* GIVEN INSTRUCTION *
Reproduce precisely the lines of the listing below, starting with the line that contains "Output the web" and stopping after the line that contains "-0.86, -1.52, -2.30];"; include nothing else.

* SUPPLIED RECORDS *
====

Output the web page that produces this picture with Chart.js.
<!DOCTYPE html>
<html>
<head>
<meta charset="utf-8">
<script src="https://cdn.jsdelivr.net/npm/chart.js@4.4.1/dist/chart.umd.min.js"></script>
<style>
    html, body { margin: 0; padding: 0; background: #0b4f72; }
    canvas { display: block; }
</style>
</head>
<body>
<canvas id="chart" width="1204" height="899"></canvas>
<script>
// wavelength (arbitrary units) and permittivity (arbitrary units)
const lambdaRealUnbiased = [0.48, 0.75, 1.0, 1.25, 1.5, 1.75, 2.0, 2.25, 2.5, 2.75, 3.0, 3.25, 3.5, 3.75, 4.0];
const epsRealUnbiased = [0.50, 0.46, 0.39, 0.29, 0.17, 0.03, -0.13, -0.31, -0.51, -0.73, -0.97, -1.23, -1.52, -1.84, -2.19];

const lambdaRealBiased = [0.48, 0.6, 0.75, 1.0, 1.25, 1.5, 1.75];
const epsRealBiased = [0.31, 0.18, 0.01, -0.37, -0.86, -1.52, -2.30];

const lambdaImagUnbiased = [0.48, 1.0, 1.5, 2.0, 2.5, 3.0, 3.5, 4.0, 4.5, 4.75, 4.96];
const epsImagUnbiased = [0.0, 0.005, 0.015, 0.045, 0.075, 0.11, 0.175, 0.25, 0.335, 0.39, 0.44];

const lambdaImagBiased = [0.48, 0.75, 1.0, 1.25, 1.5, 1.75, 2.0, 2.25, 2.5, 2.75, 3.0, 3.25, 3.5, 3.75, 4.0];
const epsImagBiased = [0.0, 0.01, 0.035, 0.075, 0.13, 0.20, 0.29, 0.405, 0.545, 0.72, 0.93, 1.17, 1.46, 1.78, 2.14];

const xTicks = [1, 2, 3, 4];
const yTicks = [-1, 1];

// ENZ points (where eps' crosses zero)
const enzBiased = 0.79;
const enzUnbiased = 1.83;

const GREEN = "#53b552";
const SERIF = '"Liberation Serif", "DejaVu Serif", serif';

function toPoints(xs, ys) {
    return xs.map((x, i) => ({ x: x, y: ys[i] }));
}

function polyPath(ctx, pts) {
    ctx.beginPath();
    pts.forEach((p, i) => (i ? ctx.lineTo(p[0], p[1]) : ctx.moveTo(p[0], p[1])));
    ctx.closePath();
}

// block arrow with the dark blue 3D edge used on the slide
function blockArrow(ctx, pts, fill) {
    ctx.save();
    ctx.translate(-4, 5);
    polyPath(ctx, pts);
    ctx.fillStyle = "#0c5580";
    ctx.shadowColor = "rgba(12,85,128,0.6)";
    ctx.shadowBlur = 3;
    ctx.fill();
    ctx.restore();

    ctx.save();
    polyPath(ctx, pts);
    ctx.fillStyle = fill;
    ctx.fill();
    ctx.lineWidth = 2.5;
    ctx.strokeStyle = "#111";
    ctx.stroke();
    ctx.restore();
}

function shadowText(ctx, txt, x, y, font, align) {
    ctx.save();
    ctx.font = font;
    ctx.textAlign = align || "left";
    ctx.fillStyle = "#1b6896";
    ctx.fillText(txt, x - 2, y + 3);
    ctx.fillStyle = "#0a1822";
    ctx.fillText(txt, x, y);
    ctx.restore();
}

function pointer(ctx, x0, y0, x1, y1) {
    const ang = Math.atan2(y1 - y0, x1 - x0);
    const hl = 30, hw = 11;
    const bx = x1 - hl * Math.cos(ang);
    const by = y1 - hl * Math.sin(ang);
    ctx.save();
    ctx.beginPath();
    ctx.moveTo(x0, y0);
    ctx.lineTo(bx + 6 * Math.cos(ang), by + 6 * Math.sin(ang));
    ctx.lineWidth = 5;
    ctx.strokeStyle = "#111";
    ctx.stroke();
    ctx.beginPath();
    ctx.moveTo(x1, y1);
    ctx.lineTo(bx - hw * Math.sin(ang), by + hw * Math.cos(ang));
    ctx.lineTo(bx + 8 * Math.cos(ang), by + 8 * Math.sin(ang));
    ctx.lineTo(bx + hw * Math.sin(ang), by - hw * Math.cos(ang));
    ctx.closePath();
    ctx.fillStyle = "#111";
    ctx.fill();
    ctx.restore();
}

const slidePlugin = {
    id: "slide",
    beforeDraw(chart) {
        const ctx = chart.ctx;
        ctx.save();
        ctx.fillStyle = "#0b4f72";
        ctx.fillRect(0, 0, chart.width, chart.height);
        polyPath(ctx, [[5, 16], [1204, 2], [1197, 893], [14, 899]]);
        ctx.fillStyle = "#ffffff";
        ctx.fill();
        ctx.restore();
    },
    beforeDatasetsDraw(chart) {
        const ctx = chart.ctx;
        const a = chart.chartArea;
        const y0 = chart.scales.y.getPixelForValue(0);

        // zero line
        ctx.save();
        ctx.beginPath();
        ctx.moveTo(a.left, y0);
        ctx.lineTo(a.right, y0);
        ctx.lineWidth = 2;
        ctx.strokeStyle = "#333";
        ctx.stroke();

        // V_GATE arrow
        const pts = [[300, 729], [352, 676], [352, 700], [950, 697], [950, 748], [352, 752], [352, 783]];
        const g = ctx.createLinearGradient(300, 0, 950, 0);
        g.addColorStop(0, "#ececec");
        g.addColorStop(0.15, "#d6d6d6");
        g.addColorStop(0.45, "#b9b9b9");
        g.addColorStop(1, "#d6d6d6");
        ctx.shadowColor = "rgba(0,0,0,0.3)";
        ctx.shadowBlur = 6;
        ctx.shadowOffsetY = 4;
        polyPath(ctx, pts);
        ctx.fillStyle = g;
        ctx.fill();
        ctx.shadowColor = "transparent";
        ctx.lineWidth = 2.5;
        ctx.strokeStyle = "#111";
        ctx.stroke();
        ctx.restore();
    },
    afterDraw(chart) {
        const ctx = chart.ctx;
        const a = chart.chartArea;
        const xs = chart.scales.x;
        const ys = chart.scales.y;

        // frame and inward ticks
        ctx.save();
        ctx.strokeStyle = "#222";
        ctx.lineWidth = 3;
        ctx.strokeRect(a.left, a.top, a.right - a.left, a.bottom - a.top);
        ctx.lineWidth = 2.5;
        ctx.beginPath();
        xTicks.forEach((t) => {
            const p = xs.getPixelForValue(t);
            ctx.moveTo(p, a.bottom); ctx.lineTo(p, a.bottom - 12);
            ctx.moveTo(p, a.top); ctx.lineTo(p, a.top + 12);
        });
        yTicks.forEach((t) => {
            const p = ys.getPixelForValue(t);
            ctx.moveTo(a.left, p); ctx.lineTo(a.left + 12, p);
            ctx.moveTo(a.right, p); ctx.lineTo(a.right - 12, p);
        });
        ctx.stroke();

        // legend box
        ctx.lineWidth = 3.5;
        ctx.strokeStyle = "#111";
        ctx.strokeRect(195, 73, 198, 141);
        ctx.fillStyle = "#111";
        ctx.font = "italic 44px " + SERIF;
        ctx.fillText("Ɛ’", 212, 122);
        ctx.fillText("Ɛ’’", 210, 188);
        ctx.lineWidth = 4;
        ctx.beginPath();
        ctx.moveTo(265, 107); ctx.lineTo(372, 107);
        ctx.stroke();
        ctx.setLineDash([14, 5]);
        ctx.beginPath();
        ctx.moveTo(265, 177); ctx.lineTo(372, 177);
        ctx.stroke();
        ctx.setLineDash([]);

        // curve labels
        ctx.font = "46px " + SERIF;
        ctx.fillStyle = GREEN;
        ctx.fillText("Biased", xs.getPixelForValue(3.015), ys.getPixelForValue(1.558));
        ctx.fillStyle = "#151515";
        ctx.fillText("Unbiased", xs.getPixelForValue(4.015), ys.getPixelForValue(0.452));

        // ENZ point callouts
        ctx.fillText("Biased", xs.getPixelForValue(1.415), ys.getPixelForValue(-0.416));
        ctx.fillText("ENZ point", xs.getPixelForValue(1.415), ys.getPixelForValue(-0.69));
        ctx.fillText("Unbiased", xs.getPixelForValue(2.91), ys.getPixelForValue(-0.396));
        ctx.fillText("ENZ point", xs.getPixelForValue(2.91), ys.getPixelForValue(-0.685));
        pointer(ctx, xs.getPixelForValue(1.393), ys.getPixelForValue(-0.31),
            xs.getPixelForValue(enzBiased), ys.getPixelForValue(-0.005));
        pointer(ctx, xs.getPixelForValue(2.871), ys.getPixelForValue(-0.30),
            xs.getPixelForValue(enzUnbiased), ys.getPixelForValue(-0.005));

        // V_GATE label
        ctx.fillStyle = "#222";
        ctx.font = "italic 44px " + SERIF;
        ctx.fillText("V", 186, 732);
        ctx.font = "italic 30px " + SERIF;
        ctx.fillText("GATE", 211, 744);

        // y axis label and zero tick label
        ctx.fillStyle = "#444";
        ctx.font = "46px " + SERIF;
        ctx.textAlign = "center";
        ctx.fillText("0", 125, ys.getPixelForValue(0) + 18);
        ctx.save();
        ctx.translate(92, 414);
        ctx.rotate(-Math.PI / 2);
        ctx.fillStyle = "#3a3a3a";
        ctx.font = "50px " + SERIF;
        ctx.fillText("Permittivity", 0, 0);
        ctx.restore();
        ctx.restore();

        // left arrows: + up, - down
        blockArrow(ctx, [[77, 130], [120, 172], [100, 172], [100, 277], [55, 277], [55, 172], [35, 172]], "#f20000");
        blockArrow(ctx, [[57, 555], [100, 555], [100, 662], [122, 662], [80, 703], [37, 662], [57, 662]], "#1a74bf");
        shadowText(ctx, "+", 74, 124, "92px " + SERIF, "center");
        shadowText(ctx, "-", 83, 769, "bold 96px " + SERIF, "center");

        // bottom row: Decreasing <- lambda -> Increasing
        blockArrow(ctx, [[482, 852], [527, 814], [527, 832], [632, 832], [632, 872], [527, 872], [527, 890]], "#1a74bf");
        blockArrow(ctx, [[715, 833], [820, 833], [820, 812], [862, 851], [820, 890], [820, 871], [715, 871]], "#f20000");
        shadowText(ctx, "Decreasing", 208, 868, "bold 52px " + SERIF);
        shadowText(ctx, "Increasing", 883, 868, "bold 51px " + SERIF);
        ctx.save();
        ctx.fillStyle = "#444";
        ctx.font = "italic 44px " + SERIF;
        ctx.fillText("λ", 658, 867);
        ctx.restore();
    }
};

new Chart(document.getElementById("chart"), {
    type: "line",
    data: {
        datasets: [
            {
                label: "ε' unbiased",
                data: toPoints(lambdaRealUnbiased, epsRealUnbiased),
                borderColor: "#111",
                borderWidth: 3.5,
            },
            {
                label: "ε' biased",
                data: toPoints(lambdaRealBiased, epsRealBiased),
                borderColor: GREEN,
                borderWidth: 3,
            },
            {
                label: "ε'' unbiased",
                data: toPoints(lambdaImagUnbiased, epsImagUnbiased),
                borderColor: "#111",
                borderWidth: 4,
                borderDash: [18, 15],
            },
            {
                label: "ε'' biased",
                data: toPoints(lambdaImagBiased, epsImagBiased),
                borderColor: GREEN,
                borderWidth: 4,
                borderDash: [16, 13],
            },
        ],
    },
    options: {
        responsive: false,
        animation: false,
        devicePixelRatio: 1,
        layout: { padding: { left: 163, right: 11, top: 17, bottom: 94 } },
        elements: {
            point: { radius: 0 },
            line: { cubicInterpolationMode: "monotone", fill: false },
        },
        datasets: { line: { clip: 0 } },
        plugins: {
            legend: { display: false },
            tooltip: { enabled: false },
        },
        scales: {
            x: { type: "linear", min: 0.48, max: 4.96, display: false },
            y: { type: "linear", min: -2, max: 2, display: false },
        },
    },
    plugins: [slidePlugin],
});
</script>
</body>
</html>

====

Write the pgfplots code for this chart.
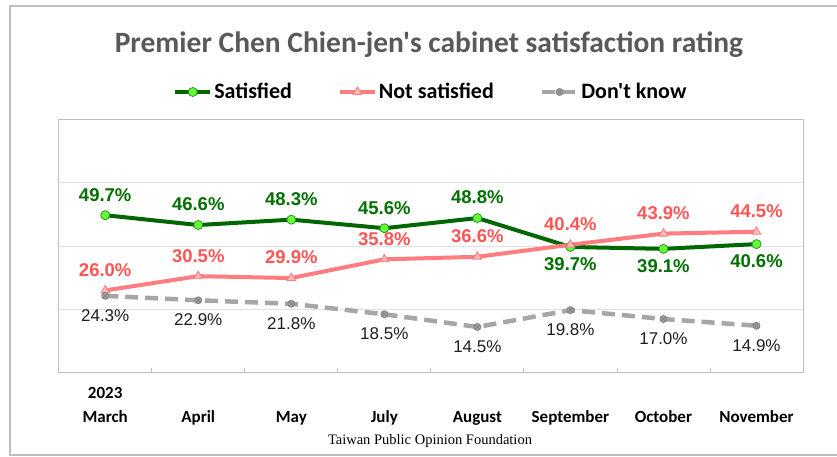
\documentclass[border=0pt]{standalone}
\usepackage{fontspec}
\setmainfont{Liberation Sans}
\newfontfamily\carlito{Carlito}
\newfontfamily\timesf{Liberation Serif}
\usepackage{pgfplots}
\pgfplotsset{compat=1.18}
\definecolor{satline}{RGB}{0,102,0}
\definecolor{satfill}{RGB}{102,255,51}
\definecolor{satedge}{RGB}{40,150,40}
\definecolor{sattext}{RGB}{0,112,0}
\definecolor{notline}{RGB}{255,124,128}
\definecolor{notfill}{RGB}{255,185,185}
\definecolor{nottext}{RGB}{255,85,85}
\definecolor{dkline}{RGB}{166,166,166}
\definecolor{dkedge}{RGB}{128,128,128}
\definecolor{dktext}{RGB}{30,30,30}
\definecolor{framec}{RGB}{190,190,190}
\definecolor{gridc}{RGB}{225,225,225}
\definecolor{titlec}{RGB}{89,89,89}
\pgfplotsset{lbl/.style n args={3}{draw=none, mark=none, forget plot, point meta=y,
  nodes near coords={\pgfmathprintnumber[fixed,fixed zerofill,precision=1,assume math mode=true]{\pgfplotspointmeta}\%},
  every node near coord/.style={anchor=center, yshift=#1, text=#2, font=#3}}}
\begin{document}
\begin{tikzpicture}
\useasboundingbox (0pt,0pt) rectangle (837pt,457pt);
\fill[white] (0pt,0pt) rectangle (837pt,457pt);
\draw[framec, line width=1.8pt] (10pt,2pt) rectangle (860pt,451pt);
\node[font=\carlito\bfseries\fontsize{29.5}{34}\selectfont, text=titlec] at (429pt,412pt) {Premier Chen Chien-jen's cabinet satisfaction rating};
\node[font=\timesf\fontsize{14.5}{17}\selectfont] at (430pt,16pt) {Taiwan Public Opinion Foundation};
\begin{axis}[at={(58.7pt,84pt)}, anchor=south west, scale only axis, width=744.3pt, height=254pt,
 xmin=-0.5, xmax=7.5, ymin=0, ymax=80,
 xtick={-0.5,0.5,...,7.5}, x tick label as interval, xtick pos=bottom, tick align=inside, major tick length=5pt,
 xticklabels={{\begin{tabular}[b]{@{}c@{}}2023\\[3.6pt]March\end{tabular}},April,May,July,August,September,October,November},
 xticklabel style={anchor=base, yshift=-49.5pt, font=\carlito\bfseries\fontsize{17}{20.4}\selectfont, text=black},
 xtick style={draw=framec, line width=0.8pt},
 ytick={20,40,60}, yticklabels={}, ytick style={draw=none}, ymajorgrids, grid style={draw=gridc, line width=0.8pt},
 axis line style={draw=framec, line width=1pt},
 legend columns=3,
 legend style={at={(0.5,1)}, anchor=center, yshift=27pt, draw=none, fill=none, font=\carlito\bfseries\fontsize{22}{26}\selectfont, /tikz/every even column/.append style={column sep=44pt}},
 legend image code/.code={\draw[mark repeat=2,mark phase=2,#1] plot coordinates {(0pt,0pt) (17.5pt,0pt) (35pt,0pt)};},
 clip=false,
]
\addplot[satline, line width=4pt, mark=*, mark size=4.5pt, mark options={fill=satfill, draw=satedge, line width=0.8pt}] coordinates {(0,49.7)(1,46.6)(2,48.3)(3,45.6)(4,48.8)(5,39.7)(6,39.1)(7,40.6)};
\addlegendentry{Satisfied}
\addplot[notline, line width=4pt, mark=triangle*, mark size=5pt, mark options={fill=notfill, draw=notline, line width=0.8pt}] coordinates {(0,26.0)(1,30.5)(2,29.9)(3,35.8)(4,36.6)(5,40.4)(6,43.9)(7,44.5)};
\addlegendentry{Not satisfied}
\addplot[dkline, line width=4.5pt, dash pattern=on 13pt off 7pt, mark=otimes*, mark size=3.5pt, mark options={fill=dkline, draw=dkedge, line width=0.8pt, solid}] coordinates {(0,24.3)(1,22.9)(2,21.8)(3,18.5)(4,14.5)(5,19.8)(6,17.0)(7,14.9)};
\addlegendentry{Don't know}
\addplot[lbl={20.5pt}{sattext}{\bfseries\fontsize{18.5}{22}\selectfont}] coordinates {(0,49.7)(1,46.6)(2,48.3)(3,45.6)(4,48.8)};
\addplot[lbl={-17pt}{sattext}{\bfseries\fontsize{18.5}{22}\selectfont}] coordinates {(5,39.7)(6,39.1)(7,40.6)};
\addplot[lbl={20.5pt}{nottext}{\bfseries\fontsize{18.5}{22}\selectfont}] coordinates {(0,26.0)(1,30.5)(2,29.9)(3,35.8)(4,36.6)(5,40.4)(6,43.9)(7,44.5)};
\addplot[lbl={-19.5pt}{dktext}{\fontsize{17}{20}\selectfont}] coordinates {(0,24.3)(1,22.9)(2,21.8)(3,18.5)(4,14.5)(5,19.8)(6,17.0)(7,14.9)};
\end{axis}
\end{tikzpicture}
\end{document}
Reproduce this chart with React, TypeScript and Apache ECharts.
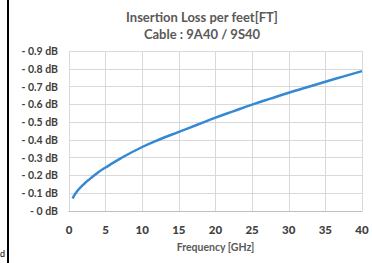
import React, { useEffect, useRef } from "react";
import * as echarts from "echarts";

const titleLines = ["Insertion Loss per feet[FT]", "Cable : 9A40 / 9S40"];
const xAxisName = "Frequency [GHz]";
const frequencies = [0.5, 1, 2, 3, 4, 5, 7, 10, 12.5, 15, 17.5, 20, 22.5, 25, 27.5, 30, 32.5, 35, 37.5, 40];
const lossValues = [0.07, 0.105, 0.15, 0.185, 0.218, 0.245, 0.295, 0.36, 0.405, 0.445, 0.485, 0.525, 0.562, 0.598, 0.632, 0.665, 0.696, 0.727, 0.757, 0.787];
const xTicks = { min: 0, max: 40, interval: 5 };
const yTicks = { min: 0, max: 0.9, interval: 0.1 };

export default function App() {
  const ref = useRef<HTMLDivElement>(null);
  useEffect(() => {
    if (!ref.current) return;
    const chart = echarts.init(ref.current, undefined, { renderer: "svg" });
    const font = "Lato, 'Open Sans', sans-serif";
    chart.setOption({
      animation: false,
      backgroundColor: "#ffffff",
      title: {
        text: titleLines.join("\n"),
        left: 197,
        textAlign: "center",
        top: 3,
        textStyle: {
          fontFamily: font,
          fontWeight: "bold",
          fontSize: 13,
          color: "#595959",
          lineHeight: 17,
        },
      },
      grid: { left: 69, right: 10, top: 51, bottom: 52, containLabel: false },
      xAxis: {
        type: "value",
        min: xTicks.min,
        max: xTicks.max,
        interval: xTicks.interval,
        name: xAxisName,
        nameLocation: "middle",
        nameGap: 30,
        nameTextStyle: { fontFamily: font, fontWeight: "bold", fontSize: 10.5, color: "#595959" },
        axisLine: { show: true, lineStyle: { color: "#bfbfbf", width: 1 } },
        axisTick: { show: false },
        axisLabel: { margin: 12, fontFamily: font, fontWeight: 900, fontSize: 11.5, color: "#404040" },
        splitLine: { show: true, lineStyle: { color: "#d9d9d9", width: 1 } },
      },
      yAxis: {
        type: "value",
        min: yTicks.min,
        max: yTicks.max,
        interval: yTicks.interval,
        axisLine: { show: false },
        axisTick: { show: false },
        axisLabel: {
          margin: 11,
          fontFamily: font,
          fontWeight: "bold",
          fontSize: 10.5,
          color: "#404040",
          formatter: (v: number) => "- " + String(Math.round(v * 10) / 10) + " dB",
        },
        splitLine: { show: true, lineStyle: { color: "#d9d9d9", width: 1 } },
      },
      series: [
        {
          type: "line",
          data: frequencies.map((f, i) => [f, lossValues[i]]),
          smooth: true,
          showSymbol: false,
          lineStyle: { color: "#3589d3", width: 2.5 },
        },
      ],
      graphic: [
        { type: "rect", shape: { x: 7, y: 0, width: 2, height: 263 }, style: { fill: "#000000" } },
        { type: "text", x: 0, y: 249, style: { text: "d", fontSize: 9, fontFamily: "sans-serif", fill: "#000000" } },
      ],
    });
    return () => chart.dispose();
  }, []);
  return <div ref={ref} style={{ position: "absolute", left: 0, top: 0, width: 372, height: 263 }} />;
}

====

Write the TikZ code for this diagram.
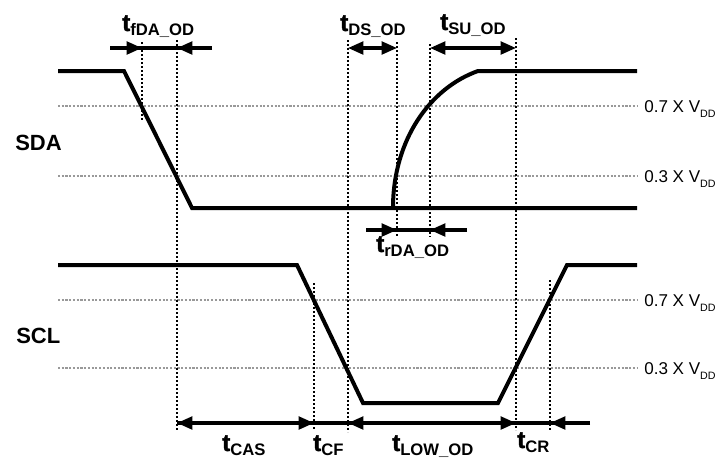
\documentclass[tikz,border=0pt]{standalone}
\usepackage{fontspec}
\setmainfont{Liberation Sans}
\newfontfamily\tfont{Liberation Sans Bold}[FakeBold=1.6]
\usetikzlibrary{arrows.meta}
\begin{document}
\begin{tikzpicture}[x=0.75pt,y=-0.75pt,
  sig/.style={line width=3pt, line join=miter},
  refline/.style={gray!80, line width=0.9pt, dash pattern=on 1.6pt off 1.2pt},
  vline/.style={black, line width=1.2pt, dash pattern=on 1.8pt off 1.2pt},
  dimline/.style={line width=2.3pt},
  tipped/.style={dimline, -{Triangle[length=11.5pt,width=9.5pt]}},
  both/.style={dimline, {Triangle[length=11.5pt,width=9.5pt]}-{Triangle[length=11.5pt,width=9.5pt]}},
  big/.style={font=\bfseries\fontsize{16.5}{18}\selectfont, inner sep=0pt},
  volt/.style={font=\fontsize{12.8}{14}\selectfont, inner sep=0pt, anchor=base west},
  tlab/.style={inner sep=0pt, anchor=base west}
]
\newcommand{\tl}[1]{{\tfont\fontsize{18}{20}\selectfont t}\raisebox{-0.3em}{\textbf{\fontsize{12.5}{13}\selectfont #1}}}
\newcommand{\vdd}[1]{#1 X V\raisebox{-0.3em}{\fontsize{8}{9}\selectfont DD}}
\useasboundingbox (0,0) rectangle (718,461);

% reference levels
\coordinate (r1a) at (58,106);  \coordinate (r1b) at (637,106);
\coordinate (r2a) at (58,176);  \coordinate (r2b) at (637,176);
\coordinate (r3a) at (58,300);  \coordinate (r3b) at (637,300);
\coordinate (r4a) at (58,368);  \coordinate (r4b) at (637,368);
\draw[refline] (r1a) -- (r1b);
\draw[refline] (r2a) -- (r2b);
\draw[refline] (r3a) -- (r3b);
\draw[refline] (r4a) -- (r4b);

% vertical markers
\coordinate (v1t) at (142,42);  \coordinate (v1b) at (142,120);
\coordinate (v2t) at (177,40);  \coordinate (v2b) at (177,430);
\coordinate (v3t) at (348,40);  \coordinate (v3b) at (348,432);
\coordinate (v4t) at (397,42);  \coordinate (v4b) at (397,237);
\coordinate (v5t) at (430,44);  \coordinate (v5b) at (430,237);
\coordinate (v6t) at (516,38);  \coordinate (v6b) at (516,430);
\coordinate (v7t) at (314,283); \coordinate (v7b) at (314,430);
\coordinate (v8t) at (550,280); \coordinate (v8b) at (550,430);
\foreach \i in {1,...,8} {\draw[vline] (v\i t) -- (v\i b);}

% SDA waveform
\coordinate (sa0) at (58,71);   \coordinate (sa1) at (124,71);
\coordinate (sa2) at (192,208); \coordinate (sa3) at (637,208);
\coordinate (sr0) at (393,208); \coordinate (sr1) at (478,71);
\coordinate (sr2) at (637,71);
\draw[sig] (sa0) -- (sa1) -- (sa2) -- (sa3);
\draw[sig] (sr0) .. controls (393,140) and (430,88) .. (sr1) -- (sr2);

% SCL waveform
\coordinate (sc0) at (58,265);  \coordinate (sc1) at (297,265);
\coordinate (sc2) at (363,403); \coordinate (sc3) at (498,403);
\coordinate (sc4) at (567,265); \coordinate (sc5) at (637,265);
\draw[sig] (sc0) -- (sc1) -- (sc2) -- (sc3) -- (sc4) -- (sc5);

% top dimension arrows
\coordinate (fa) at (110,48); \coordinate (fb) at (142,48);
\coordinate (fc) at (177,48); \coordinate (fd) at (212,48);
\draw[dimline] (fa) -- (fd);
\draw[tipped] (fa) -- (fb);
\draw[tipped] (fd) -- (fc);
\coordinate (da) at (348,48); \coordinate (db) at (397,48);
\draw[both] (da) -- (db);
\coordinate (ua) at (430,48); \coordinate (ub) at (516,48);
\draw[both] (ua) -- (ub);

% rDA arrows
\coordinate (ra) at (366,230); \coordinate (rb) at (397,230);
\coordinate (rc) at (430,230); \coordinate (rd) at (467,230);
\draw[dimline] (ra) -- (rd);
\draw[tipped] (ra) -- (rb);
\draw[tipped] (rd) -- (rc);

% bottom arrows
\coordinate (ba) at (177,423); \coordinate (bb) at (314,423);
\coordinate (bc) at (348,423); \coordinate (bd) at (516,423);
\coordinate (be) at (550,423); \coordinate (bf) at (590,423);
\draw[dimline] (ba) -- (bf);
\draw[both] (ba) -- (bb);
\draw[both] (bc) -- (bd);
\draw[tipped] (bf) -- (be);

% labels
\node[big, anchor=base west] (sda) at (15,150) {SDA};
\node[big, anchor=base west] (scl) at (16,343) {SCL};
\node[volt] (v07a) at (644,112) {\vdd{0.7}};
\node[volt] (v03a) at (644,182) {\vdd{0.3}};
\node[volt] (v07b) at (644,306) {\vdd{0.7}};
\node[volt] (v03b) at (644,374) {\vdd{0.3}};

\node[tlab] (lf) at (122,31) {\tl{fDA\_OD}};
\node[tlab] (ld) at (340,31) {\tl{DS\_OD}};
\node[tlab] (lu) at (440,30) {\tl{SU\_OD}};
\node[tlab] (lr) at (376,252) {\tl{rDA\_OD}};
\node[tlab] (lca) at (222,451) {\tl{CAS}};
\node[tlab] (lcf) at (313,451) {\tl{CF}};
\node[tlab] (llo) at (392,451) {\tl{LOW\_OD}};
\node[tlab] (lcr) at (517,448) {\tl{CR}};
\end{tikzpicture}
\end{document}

====

* EXPECTED ANSWER *
Output the web page that produces this picture with Chart.js.
<!DOCTYPE html>
<html>
<head>
<meta charset="utf-8">
<script src="https://cdn.jsdelivr.net/npm/chart.js@4.4.1/dist/chart.umd.min.js"></script>
<style>
    html, body { margin: 0; padding: 0; background: #0b4f72; }
    canvas { display: block; }
</style>
</head>
<body>
<canvas id="chart" width="1204" height="899"></canvas>
<script>
// wavelength (arbitrary units) and permittivity (arbitrary units)
const lambdaRealUnbiased = [0.48, 0.75, 1.0, 1.25, 1.5, 1.75, 2.0, 2.25, 2.5, 2.75, 3.0, 3.25, 3.5, 3.75, 4.0];
const epsRealUnbiased = [0.50, 0.46, 0.39, 0.29, 0.17, 0.03, -0.13, -0.31, -0.51, -0.73, -0.97, -1.23, -1.52, -1.84, -2.19];

const lambdaRealBiased = [0.48, 0.6, 0.75, 1.0, 1.25, 1.5, 1.75];
const epsRealBiased = [0.31, 0.18, 0.01, -0.37, -0.86, -1.52, -2.30];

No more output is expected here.